Task to complete
Give back, exactly as it appears, the run of lines opening with the one containing "The picture is" and closing with the one containing "plt.rcParams['mathtext.it'] = 'Open Sans'". Nothing outside that run should appear.

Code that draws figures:
** start **

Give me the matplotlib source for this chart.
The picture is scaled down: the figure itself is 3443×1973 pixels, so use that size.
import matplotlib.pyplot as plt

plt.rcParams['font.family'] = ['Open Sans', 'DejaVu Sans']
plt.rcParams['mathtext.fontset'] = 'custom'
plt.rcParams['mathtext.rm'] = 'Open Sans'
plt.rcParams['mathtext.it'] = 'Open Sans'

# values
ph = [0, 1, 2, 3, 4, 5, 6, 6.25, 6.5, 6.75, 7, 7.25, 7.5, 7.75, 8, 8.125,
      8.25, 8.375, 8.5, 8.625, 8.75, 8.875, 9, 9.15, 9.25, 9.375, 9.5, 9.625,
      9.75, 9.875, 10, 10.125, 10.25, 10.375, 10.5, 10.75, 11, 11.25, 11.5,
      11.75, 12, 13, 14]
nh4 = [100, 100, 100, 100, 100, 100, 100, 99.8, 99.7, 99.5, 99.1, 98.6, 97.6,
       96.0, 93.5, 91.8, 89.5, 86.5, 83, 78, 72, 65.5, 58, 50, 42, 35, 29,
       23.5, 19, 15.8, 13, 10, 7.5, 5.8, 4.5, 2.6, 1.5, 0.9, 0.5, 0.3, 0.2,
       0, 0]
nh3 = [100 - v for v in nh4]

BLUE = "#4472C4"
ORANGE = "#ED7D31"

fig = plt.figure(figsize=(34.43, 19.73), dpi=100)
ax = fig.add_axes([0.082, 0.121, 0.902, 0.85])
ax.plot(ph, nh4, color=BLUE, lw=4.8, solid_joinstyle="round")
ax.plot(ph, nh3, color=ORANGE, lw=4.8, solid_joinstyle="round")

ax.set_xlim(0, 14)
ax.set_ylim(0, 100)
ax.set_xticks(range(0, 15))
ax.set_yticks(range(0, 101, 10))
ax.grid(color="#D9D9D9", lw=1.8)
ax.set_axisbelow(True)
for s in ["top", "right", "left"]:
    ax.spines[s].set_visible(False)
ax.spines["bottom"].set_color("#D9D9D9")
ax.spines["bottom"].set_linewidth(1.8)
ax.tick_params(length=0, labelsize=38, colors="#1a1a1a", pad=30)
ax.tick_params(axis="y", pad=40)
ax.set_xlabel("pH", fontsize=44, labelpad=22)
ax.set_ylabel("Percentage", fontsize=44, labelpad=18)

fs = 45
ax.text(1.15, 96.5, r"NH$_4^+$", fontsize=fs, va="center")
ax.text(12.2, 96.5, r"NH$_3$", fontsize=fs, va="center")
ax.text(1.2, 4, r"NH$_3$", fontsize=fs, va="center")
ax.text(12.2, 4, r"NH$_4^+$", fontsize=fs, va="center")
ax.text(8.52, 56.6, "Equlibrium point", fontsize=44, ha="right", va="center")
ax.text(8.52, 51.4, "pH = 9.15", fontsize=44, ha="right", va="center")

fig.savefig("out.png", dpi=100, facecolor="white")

** end **
** start **

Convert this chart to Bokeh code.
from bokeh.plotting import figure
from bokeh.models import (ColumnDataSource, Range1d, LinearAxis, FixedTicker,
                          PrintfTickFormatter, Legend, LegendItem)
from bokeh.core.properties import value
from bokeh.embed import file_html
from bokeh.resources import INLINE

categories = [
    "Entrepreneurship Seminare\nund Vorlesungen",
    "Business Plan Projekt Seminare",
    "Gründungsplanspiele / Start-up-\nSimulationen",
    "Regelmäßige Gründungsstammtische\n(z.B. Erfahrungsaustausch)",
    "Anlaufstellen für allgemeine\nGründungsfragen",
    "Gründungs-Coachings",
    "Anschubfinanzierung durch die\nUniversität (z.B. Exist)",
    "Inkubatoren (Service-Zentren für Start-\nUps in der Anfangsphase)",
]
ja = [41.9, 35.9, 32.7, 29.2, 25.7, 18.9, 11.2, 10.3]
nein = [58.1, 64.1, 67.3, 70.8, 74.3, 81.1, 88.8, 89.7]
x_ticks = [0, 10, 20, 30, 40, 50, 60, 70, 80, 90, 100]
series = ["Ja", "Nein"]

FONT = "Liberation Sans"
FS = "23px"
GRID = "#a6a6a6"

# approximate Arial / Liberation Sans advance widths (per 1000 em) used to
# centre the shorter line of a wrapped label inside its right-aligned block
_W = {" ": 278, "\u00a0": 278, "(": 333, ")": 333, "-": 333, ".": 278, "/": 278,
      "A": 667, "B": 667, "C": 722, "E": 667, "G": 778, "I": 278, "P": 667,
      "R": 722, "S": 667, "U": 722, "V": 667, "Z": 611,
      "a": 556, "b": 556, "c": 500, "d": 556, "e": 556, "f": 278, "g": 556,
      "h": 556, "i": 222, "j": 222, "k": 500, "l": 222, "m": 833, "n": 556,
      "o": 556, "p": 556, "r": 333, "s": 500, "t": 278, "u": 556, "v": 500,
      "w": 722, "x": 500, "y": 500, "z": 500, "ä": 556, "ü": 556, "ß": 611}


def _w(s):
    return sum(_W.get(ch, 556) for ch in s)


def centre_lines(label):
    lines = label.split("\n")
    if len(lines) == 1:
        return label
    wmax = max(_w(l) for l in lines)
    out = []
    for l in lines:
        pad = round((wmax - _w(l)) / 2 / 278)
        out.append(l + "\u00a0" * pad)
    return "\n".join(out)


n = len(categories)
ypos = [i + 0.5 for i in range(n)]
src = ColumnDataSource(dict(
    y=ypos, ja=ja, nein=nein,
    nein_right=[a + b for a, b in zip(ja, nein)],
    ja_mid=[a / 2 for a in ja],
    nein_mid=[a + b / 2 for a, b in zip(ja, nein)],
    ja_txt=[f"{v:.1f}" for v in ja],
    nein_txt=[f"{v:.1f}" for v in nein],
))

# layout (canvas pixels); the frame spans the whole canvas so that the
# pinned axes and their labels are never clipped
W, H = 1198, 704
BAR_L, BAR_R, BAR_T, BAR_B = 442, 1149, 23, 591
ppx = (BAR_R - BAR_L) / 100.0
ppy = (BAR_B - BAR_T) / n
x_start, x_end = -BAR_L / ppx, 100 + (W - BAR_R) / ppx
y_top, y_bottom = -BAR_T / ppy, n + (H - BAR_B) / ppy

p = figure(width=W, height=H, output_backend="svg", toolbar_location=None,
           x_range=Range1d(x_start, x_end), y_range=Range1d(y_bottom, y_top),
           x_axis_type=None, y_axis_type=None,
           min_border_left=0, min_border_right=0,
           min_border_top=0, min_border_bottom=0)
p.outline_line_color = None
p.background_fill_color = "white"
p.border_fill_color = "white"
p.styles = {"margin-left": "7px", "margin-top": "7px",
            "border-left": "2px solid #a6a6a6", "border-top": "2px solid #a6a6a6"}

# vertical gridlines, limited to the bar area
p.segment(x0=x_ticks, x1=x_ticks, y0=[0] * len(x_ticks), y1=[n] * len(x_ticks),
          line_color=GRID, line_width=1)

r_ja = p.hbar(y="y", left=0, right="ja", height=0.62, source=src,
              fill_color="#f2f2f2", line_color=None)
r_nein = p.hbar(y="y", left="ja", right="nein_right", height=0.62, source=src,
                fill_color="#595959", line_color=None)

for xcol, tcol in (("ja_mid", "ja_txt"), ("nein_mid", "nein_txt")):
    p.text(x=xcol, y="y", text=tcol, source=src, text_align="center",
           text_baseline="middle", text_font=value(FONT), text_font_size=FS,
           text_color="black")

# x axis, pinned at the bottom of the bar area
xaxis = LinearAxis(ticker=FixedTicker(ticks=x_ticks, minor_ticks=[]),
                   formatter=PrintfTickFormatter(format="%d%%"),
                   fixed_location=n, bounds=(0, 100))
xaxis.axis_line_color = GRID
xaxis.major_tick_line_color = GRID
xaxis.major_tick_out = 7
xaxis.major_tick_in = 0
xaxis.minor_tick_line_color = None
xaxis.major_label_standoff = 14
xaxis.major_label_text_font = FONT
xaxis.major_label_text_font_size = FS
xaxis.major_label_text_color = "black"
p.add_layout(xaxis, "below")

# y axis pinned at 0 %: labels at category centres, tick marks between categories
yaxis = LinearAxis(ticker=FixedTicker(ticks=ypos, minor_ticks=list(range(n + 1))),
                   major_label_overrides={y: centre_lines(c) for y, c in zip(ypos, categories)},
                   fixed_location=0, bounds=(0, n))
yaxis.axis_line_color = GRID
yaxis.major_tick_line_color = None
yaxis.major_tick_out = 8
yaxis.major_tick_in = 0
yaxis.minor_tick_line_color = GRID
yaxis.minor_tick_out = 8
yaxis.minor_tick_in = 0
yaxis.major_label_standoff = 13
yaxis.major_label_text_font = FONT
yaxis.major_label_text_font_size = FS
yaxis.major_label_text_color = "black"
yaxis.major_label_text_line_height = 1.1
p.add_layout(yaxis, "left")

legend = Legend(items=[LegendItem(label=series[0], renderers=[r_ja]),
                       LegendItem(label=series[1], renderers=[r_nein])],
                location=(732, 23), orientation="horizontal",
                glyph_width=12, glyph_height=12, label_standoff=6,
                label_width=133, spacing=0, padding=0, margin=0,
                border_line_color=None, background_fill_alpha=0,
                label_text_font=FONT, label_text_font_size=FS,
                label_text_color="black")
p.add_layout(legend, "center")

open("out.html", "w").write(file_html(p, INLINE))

** end **

Solution to the exercise
The picture is scaled down: the figure itself is 3443×1973 pixels, so use that size.
import matplotlib.pyplot as plt

plt.rcParams['font.family'] = ['Open Sans', 'DejaVu Sans']
plt.rcParams['mathtext.fontset'] = 'custom'
plt.rcParams['mathtext.rm'] = 'Open Sans'
plt.rcParams['mathtext.it'] = 'Open Sans'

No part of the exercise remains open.